The selection of articles below explores various aspects of polycentric innovation and the conditions necessary that allow entrepreneurs of all stripes to pursue ways to improve their industry, the culture, and their communities.
By Russ Robert
Munger discusses permissionless innovation, which he considers the most important concept in political economy. Permissionless innovation occurs in a society that strongly favors experimentation and allows actors to overcome permission from regulators and competitors (such as food trucks getting permission from restaurants). Munger describes this emergent creativity as a dance using the words of an 18th German poet named Friedrich Schiller. This dance allows actors in a society to create new things that can make everyone better off, even if regulators and experts don’t understand their value.
By Nicholas Tampio
Tampio warns us about the epistocracy (rule of experts) threatening to emerge from the growth of Big Data and the practice of nudging; that is, the government creating a choice architecture for the public. The intersection of both – Big Nudging – is a way for public and private engineers to subtly shape the choices citizens make on the internet through auto filling or prioritizing government-preferred results. He defends the value of democracy and the ability of citizens to wisely govern themselves and take civic action for the common good. He poignantly remarks, “There is no algorithm that can replace entrusting people to do the hard work of running community affairs.”
From The Federalist
By Joy Pullman
Pullman shines a light on the failure of the Gates’ Foundation attempt to improve national education standards through the Common Core. Using $400 million of their own money and leveraging trillions of taxpayer dollars, Bill and Melinda’s education initiative has failed to improve the performance of public schools. Broadly speaking, the Common Core is a representative failure of Gates’ approach to philanthropy, which seeks to use big philanthropy to alter government structures and leverage taxpayer dollars.
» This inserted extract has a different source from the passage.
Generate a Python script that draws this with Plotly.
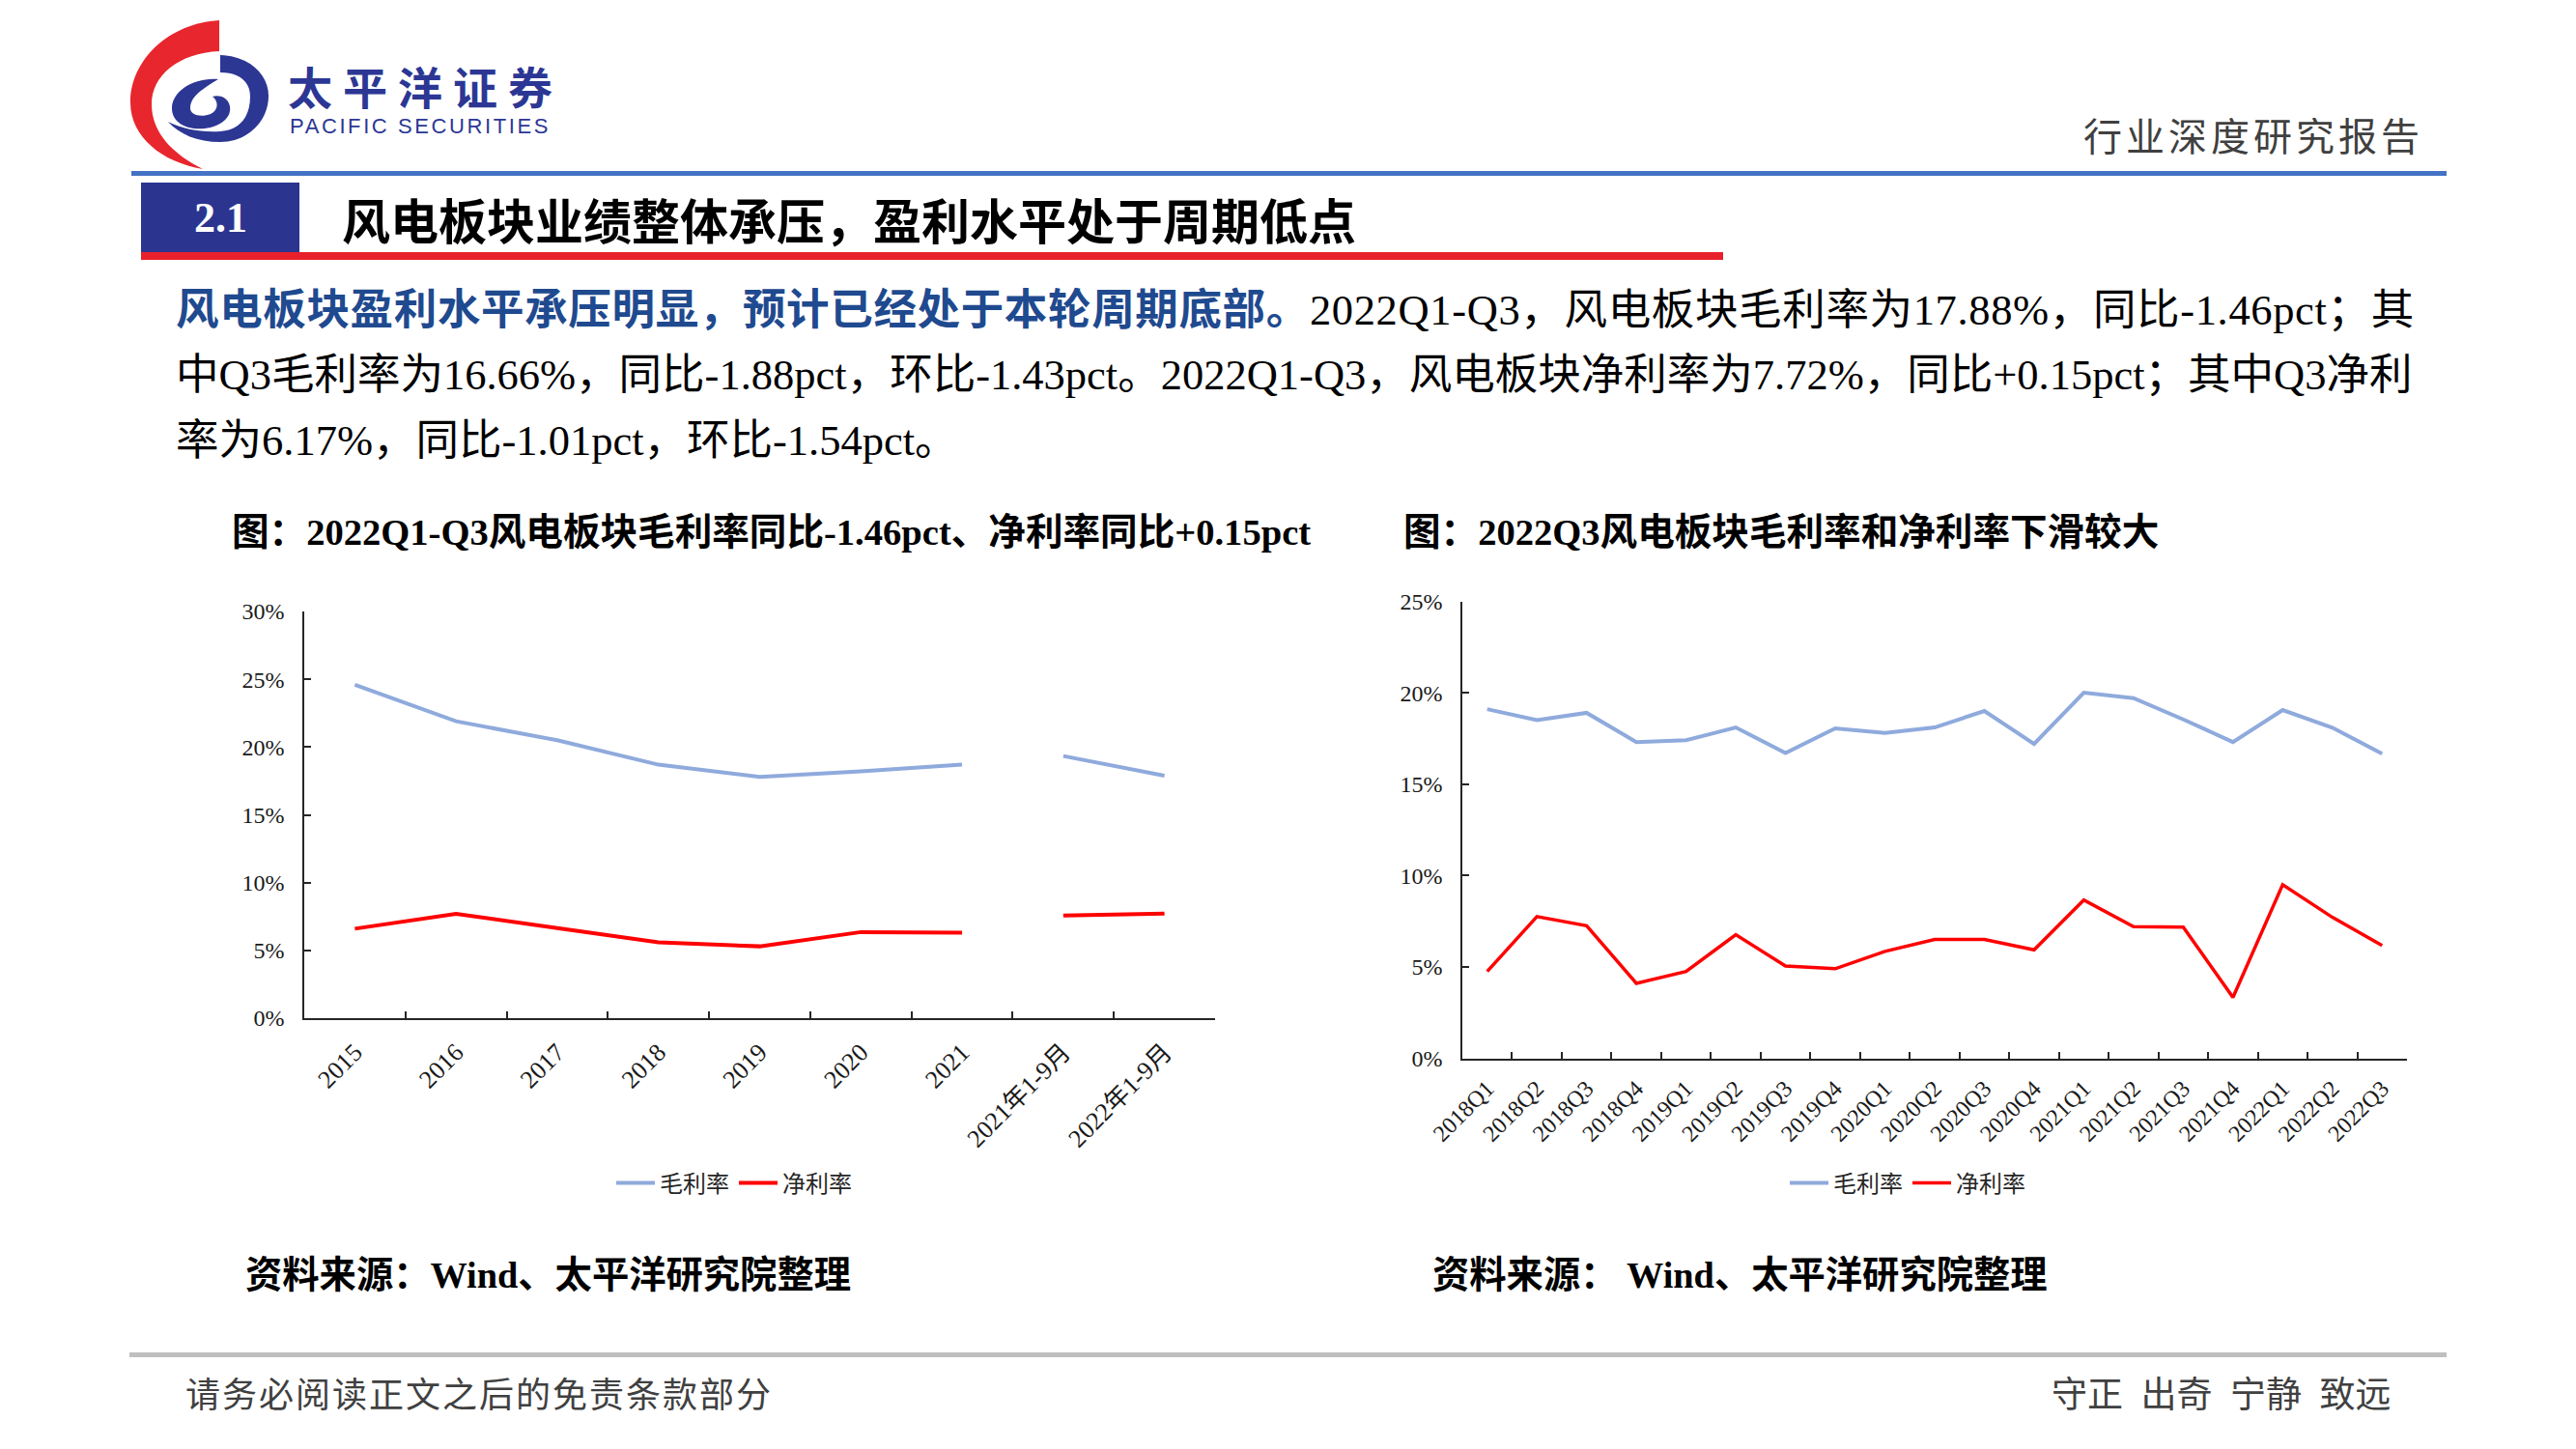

In response to the debacle, Pullman offers a litmus test for large-scale philanthropic initiatives that other philanthropists would do well to heed: first do no harm.
By Michael Strong
Strong considers how the tendency for entrepreneurs to continuously improve technology could be applied to human systems. Given the opportunity social entrepreneurs and cultural innovators could increase the efficiency and customization of everything from law and governance to happiness and wellbeing.